O Chega tem a virtude de ser mais claro do que a IL: repressão para institucionalizar uma certa forma de capitalismo e «guerras culturais» para distrair e alienar. Daí que talvez tenha mais campo para progredir. Juntos desempenham a função de anular a esquerda."
«... urge ocupar a liberdade. Já é óbvio que, nas eleições legislativas de 30 de Janeiro, o voto no «arco da governação» constituirá a única opção amplamente apresentada como responsável, ainda que tenha sido esse «arco da governação» a criar condições restritivas de governabilidade que esgotam qualquer solução democrática para lá dos seus horizontes gestionários e estultos.Se os combates pela igualdade são o passado e o presente dessas esquerdas, importa levar os combates pela liberdade aos espaços monopolizados por quem se diz guarda e vigilante da liberdade, começando pela disputa da hegemonia que o liberalismo ainda mantém sobre os sentidos e possibilidades da liberdade. Se o 25 de Abril foi, é e será o Dia da Liberdade, a pressão pandémica convida-nos a contestar o liberalismo, a invadir os seus domínios protegidos, a expor e erodir as suas hierarquias implícitas. Com ferramentas cristalizadas nos combates intelectuais da Guerra Fria, o liberalismo, incluindo as variantes portuguesas, não se coíbe de tecer considerações moralistas sobre a falsa equivalência entre as esquerdas inconformadas e a extrema-direita. Como bons sacerdotes seculares, os visionários do liberalismo recorrem constantemente à cartilha aprendida nos seus espaços protegidos...
O poder do fundamentalismo de mercado continua a ser notório: o mercado resolverá o problema; o mercado determinará a melhor solução; a concorrência é o mecanismo adequado para solucionar os problemas históricos do país. A reivindicação de uma existência digna, assente na fruição de um direito fundamental como a soberania sobre o tempo de que dispomos — um direito ainda mais precioso no mundo pandémico —, é vista como dislate filosófico ou loucura política. Levar o combate pela liberdade ao trono dos seus autoproclamados guardiães e vigilantes significa exigir a sua prestação de contas.

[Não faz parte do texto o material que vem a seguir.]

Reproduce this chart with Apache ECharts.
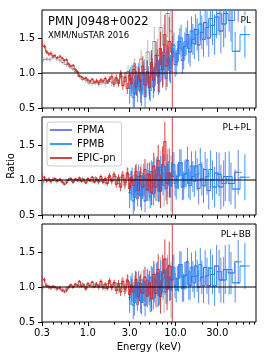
<!DOCTYPE html>
<html><head><meta charset="utf-8">
<script src="https://cdn.jsdelivr.net/npm/echarts@6/dist/echarts.min.js"></script>
<style>html,body{margin:0;padding:0;background:#fff}#c{width:266px;height:358px}</style>
</head><body><div id="c"></div><script>
// ---------- data ----------
const PN_E = [0.30,0.32,0.34,0.36,0.38,0.40,0.42,0.45,0.48,0.51,0.54,0.57,0.60,0.64,0.68,0.72,0.76,0.80,0.85,0.90,0.95,1.00,1.06,1.12,1.19,1.26,1.33,1.41,1.49,1.58,1.67,1.77,1.88,1.99,2.11,2.24,2.37,2.51,2.66,2.82,2.99,3.17,3.36,3.56,3.77,4.00,4.24,4.49,4.76,5.04,5.34,5.66,6.00,6.36,6.74,7.14,7.57,8.02,8.50,9.20];
const PN_PL = [1.42,1.38,1.30,1.27,1.28,1.24,1.25,1.22,1.24,1.21,1.18,1.19,1.13,1.10,1.11,1.05,1.02,0.96,0.94,0.92,0.93,0.90,0.88,0.91,0.87,0.89,0.86,0.90,0.88,0.92,0.87,0.91,0.95,0.84,0.93,0.86,0.98,0.82,0.94,0.78,0.97,0.85,1.05,0.80,0.96,0.88,1.10,0.83,1.02,0.79,1.15,0.90,1.25,0.95,1.35,1.05,1.55,1.10,1.45,1.30];
const PN_PLPL = [1.05,1.03,0.99,1.01,0.98,1.00,1.02,0.99,1.01,0.97,0.94,0.96,1.00,1.02,0.97,1.01,0.99,1.03,0.98,1.00,0.96,1.02,0.99,1.04,0.97,1.01,0.98,1.05,0.97,1.02,0.95,1.06,0.99,1.08,0.94,1.03,0.90,1.07,0.96,1.10,0.88,1.04,0.92,1.12,0.85,1.06,0.90,1.15,0.86,1.08,0.82,1.20,0.90,1.28,0.84,1.22,1.55,0.95,1.10,1.05];
const PN_PLBB = [1.12,1.10,1.02,1.00,0.99,1.01,1.00,0.98,0.99,0.95,0.93,0.95,0.99,1.03,1.00,1.04,1.02,1.08,1.01,1.03,0.97,1.05,1.02,1.07,1.00,1.04,1.01,1.08,0.99,1.04,0.98,1.09,1.00,1.06,0.95,1.05,0.93,1.08,0.97,1.10,0.89,1.03,0.93,1.11,0.86,1.05,0.91,1.14,0.87,1.06,0.83,1.18,0.91,1.25,0.86,1.20,1.40,0.97,1.30,1.10];
const PN_ERR = [0.04,0.03,0.03,0.03,0.03,0.02,0.02,0.02,0.02,0.02,0.02,0.02,0.02,0.02,0.02,0.02,0.02,0.02,0.02,0.02,0.02,0.02,0.02,0.02,0.02,0.03,0.03,0.03,0.03,0.03,0.03,0.04,0.04,0.04,0.05,0.05,0.06,0.06,0.07,0.08,0.08,0.09,0.10,0.11,0.12,0.13,0.14,0.15,0.16,0.17,0.18,0.19,0.20,0.22,0.24,0.26,0.28,0.30,0.35,1.20];

const MOS_E = [0.31,0.34,0.37,0.40,0.44,0.48,0.52,0.57,0.62,0.67,0.73,0.80,0.87,0.95,1.03,1.12,1.22,1.33,1.45,1.58,1.72,1.87,2.04,2.22,2.42,2.64,2.88,3.14,3.42,3.73,4.06,4.43,4.83,5.26,5.73,6.25,6.81,7.42,8.09,8.90];
const MOS_PL = [1.19,1.20,1.19,1.22,1.20,1.18,1.15,1.12,1.09,1.06,1.02,0.95,0.91,0.89,0.86,0.85,0.86,0.84,0.87,0.85,0.88,0.86,0.90,0.85,0.95,0.88,1.02,0.92,1.10,0.98,1.20,1.05,1.30,1.12,1.45,1.25,1.65,1.40,1.85,1.60];
const MOS_PLPL = [0.97,1.00,0.99,1.01,0.98,1.00,0.97,0.99,1.02,0.98,1.01,0.99,1.02,0.97,1.00,0.98,1.03,0.97,1.01,0.96,1.03,0.98,1.05,0.95,1.04,0.93,1.08,0.92,1.06,0.90,1.10,0.92,1.08,0.88,1.12,0.94,1.15,0.92,1.10,0.95];
const MOS_PLBB = [1.00,1.01,0.99,1.00,0.97,0.98,0.96,0.98,1.01,1.00,1.03,1.01,1.04,0.99,1.02,1.00,1.04,0.99,1.03,0.98,1.05,0.99,1.06,0.96,1.05,0.94,1.08,0.93,1.06,0.91,1.10,0.93,1.09,0.89,1.12,0.95,1.16,0.93,1.12,0.96];
const MOS_ERR = [0.04,0.03,0.03,0.03,0.03,0.03,0.03,0.03,0.03,0.03,0.03,0.03,0.03,0.03,0.03,0.03,0.03,0.04,0.04,0.04,0.04,0.05,0.05,0.06,0.07,0.08,0.09,0.10,0.11,0.12,0.13,0.15,0.17,0.19,0.21,0.24,0.27,0.30,0.34,0.40];

const FPMA_E = [3.0,3.2,3.4,3.6,3.8,4.0,4.25,4.5,4.75,5.0,5.3,5.6,5.9,6.2,6.6,7.0,7.4,7.8,8.3,8.8,9.3,9.9,10.5,11.2,12.0,12.8,13.7,14.7,15.8,17.0,18.4,20.0,21.8,24.0,26.5,29.5,33.0,37.0,43.0,52.0];
const FPMA_PL = [0.78,0.92,0.70,0.85,0.97,0.74,0.90,0.66,1.02,0.84,1.10,0.80,0.98,1.18,0.88,1.05,1.25,0.92,1.20,1.02,1.35,1.12,1.28,1.45,1.18,1.38,1.55,1.30,1.48,1.62,1.40,1.58,1.72,1.50,1.68,1.80,1.60,1.85,1.75,2.05];
const FPMA_PLPL = [0.82,0.98,0.75,0.90,1.05,0.78,0.94,0.70,1.08,0.86,1.12,0.80,0.97,1.18,0.85,1.02,1.20,0.88,1.10,0.92,1.22,0.95,1.05,1.25,0.90,1.08,1.28,0.92,1.05,1.20,0.88,1.02,1.15,0.85,1.00,1.10,0.90,1.05,0.95,1.11];
const FPMA_PLBB = [0.85,1.00,0.78,0.92,1.06,0.80,0.96,0.74,1.10,0.90,1.14,0.84,1.00,1.20,0.90,1.06,1.24,0.93,1.15,0.98,1.28,1.02,1.12,1.32,0.98,1.16,1.36,1.02,1.15,1.30,1.00,1.14,1.28,1.02,1.18,1.30,1.10,1.25,1.20,1.36];
const FPMA_ERR = [0.22,0.20,0.19,0.18,0.17,0.17,0.16,0.16,0.16,0.16,0.16,0.16,0.16,0.16,0.16,0.16,0.16,0.17,0.17,0.17,0.18,0.18,0.18,0.19,0.19,0.20,0.20,0.21,0.22,0.22,0.23,0.24,0.25,0.27,0.28,0.30,0.32,0.35,0.30,0.32];

const FPMB_E = [3.1,3.3,3.5,3.7,3.9,4.1,4.35,4.6,4.9,5.15,5.45,5.75,6.05,6.4,6.8,7.2,7.6,8.05,8.55,9.05,9.6,10.2,10.85,11.6,12.4,13.25,14.2,15.25,16.4,17.7,19.2,20.9,22.9,25.2,28.0,31.5,35.5,41.0,48.0,62.0];
const FPMB_PL = [0.88,0.65,0.95,0.76,0.90,0.70,1.00,0.82,0.94,0.75,1.05,0.90,1.12,0.85,1.20,0.98,1.10,1.30,1.05,1.25,1.40,1.15,1.35,1.50,1.25,1.45,1.35,1.60,1.42,1.55,1.70,1.48,1.65,1.78,1.55,1.85,1.70,1.95,1.31,1.55];
const FPMB_PLPL = [0.92,0.70,1.02,0.80,0.95,0.74,1.06,0.86,0.98,0.76,1.10,0.90,1.15,0.84,1.18,0.94,1.02,1.20,0.92,1.08,1.22,0.90,1.06,1.25,0.92,1.10,0.95,1.20,0.98,1.08,1.22,0.92,1.05,1.15,0.90,1.08,0.95,1.05,0.87,1.04];
const FPMB_PLBB = [0.95,0.74,1.04,0.84,0.98,0.78,1.08,0.90,1.02,0.80,1.12,0.94,1.18,0.88,1.22,0.98,1.06,1.25,0.97,1.12,1.28,0.96,1.12,1.32,0.99,1.17,1.03,1.28,1.06,1.16,1.32,1.02,1.16,1.27,1.02,1.22,1.10,1.25,1.06,1.30];
const FPMB_ERR = [0.21,0.20,0.19,0.18,0.18,0.17,0.17,0.16,0.16,0.16,0.16,0.16,0.16,0.16,0.16,0.16,0.17,0.17,0.17,0.18,0.18,0.18,0.19,0.19,0.20,0.20,0.21,0.21,0.22,0.23,0.24,0.25,0.26,0.27,0.29,0.31,0.33,0.36,0.28,0.33];

const PANEL_LABELS = ['PL', 'PL+PL', 'PL+BB'];
const X_TICKS = [0.3, 1, 3, 10, 30];
const X_MINOR = [0.4,0.5,0.6,0.7,0.8,0.9,2,4,5,6,7,8,9,20,40,50,60,70,80];
const Y_TICKS = [0.5, 1.0, 1.5];
const X_RANGE = [0.3, 83];
const Y_RANGE = [0.5, 1.9];

// ---------- build ----------
const C_MOS = 'rgba(115,115,115,0.5)';
const C_FPMA = 'rgba(65,105,225,0.8)';
const C_FPMB = 'rgba(30,144,255,0.9)';
const C_PN = 'rgba(214,39,40,0.88)';
const lg = Math.log10;
const lx0 = lg(X_RANGE[0]), lx1 = lg(X_RANGE[1]);

const panels = [
  {mos: MOS_PL, pn: PN_PL, a: FPMA_PL, b: FPMB_PL},
  {mos: MOS_PLPL, pn: PN_PLPL, a: FPMA_PLPL, b: FPMB_PLPL},
  {mos: MOS_PLBB, pn: PN_PLBB, a: FPMA_PLBB, b: FPMB_PLBB}
];
const TOPS = [10, 117, 224];

function errData(E, V, ERR) {
  const lx = E.map(lg);
  return lx.map((x, i) => {
    const lo = i > 0 ? (lx[i-1] + x) / 2 : x - (lx[i+1] - x) / 2;
    const hi = i < lx.length - 1 ? (lx[i+1] + x) / 2 : x + (x - lx[i-1]) / 2;
    return [x, V[i], ERR[i], lo, hi];
  });
}
function renderErr(params, api) {
  const x = api.value(0), y = api.value(1), e = api.value(2), lo = api.value(3), hi = api.value(4);
  const a = api.coord([x, y - e]), b = api.coord([x, y + e]);
  const l = api.coord([lo, y]), r = api.coord([hi, y]);
  const st = {stroke: api.visual('color'), lineWidth: 1};
  return {type: 'group', children: [
    {type: 'line', shape: {x1: a[0], y1: a[1], x2: b[0], y2: b[1]}, style: st},
    {type: 'line', shape: {x1: l[0], y1: l[1], x2: r[0], y2: r[1]}, style: st}
  ]};
}

const grid = [], xAxis = [], yAxis = [], series = [];
const tickStyle = {color: '#000', width: 1};
const noLine = {show: false, onZero: false};
panels.forEach((p, i) => {
  grid.push({left: 42, width: 214, top: TOPS[i], height: 98, show: true, borderColor: '#000', borderWidth: 1,
    backgroundColor: 'transparent', containLabel: false, outerBoundsMode: 'none'});
  xAxis.push({
    type: 'value', gridIndex: i, min: lx0, max: lx1, position: 'bottom',
    axisLine: noLine, splitLine: {show: false},
    axisTick: {show: true, customValues: X_TICKS.map(lg), length: 4, lineStyle: tickStyle},
    axisLabel: {show: i === 2, customValues: X_TICKS.map(lg), formatter: v => Math.pow(10, v).toFixed(1), fontSize: 10, color: '#000', margin: 6},
    name: i === 2 ? 'Energy (keV)' : '', nameLocation: 'middle', nameGap: 20, nameMoveOverlap: false,
    nameTextStyle: {fontSize: 10, color: '#000'}
  });
  xAxis.push({
    type: 'value', gridIndex: i, min: lx0, max: lx1, position: 'bottom',
    axisLine: noLine, splitLine: {show: false}, axisLabel: {show: false},
    axisTick: {show: true, customValues: X_MINOR.map(lg), length: 2.5, lineStyle: tickStyle}
  });
  yAxis.push({
    type: 'value', gridIndex: i, min: Y_RANGE[0], max: Y_RANGE[1], position: 'left',
    axisLine: noLine, splitLine: {show: false},
    axisTick: {show: true, customValues: Y_TICKS, length: 4, lineStyle: tickStyle},
    axisLabel: {customValues: Y_TICKS, formatter: v => v.toFixed(1), fontSize: 10, color: '#000', margin: 7},
    name: i === 1 ? 'Ratio' : '', nameLocation: 'middle', nameGap: 26, nameRotate: 90, nameMoveOverlap: false,
    nameTextStyle: {fontSize: 10, color: '#000'}
  });
  const xi = 2 * i;
  const sets = [
    {name: 'MOS', E: MOS_E, V: p.mos, ERR: MOS_ERR, c: C_MOS},
    {name: 'FPMA', E: FPMA_E, V: p.a, ERR: FPMA_ERR, c: C_FPMA},
    {name: 'FPMB', E: FPMB_E, V: p.b, ERR: FPMB_ERR, c: C_FPMB},
    {name: 'EPIC-pn', E: PN_E, V: p.pn, ERR: PN_ERR, c: C_PN}
  ];
  sets.forEach(s => {
    series.push({
      type: 'line', name: s.name, xAxisIndex: xi, yAxisIndex: i, step: 'middle',
      symbol: 'none', data: s.E.map((e, k) => [lg(e), s.V[k]]),
      lineStyle: {color: s.c, width: 1}, itemStyle: {color: s.c}, clip: true, silent: true
    });
    series.push({
      type: 'custom', name: s.name + ' err', xAxisIndex: xi, yAxisIndex: i,
      data: errData(s.E, s.V, s.ERR), renderItem: renderErr,
      encode: {x: 0, y: 1}, itemStyle: {color: s.c}, clip: true, silent: true
    });
  });
  series.push({
    type: 'line', name: 'unity', xAxisIndex: xi, yAxisIndex: i, symbol: 'none',
    data: [[lx0, 1], [lx1, 1]], lineStyle: {color: '#000', width: 1}, z: 5, silent: true
  });
});

const titleFont = {fontFamily: 'DejaVu Sans', color: '#000', fontWeight: 'normal'};
const title = [
  {text: 'PMN J0948+0022', subtext: 'XMM/NuSTAR 2016', left: 48, top: 16, padding: 0, itemGap: 3,
   textStyle: Object.assign({fontSize: 11.5}, titleFont), subtextStyle: Object.assign({fontSize: 8.5}, titleFont)}
];
PANEL_LABELS.forEach((t, i) => {
  title.push({text: t, right: 14, top: TOPS[i] + 5, padding: [1, 1], backgroundColor: 'rgba(255,255,255,0.8)',
    textStyle: Object.assign({fontSize: 9}, titleFont)});
});

const chart = echarts.init(document.getElementById('c'), null, {renderer: 'canvas'});
chart.setOption({
  animation: false,
  backgroundColor: '#fff',
  textStyle: {fontFamily: 'DejaVu Sans'},
  title,
  legend: {
    data: ['FPMA', 'FPMB', 'EPIC-pn'], orient: 'vertical', left: 47, top: 122,
    icon: 'rect', itemWidth: 22, itemHeight: 2, itemGap: 4, itemTextGap: 6,
    padding: [3, 6, 3, 3], borderColor: '#ccc', borderWidth: 1, borderRadius: 3,
    backgroundColor: 'rgba(255,255,255,0.8)', selectedMode: false,
    textStyle: {fontSize: 10, color: '#000', fontFamily: 'DejaVu Sans'}
  },
  grid, xAxis, yAxis, series
});
</script></body></html>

Afinal, de que liberdade falam? Do direito à contratualização de qualquer relação humana? Do direito à venda do tempo em condições coercivas? A reivindicação do direito ao tempo e da soberania sobre a finitude, em tempos pandémicos, é ainda mais uma orientação à esquerda. É por essa razão que as lutas pela habitação digna, pela mobilidade, pela justiça climática ou pela igualdade interseccional são hoje tão relevantes como a dignidade salarial. Em todos estes domínios, fruir do tempo de que precisamos para aquilo que quisermos significa contestar conformismos lógicos e rotinas opressivas. Temos direito à fruição do nosso tempo em liberdade. Também por isso, o problema que se colocará nas eleições do próximo dia 30 não será o da orientação. As esquerdas inconformadas mantêm, na intensa variedade dos seus projectos emancipatórios, visões plurais das orientações que as norteiam. A imaginação e a tenacidade não são recursos escassos e as esquerdas inconformadas não precisam de promover concursos internacionais ou competições com prémios chorudos para imaginar tenazmente. O problema será, em vez disso, o da clareza.
Não é claro, por agora, para muitos, que as lutas pela gratuitidade do Serviço Nacional de Saúde (SNS) ou do ensino superior sejam lutas pela liberdade. Mas são. Levar o combate pela liberdade às zonas sacrificiais e às pessoas sacrificadas pelo ultraliberalismo, forçando os cães de guarda de uma liberdade mirrada a defender-se, implica uma clarificação. O apego colectivo que continuamos a ter aos grandes projectos de libertação civilizacional, como o SNS ou a Segurança Social — malgrado a sua incompletude, os seus defeitos, as suas ineficiências — mostram como esses projectos só podem ser vistos como armas de servidão por blocos históricos concentrados em impedir que a liberdade seja um bem verdadeiramente comum. A estratégia é evidente e eficaz: continuam (e continuarão) a insistir na tese de que as suas ideias só não produzem uma utopia porque não se levam à sua conclusão final. Essa é a essência do fundamentalismo de mercado. No caminho para 30 de Janeiro, voltaremos a ouvir comparações pífias com a Irlanda ou com as repúblicas bálticas. Voltaremos a ouvir falar das «reformas» do «sistema» nacional de saúde. Ouviremos falar de liberdade sem que nos expliquem como se viverá essa liberdade determinada pelo tamanho da carteira accionista. É a especialidade do ultraliberalismo tardio. Compete às esquerdas inconformadas disputar esse espaço. A recusa foi um começo.»
Luís Bernardo, Ocupar a liberdade e ganhar o tempo, Le Monde diplomatique - edição portuguesa, Dezembro de 2021.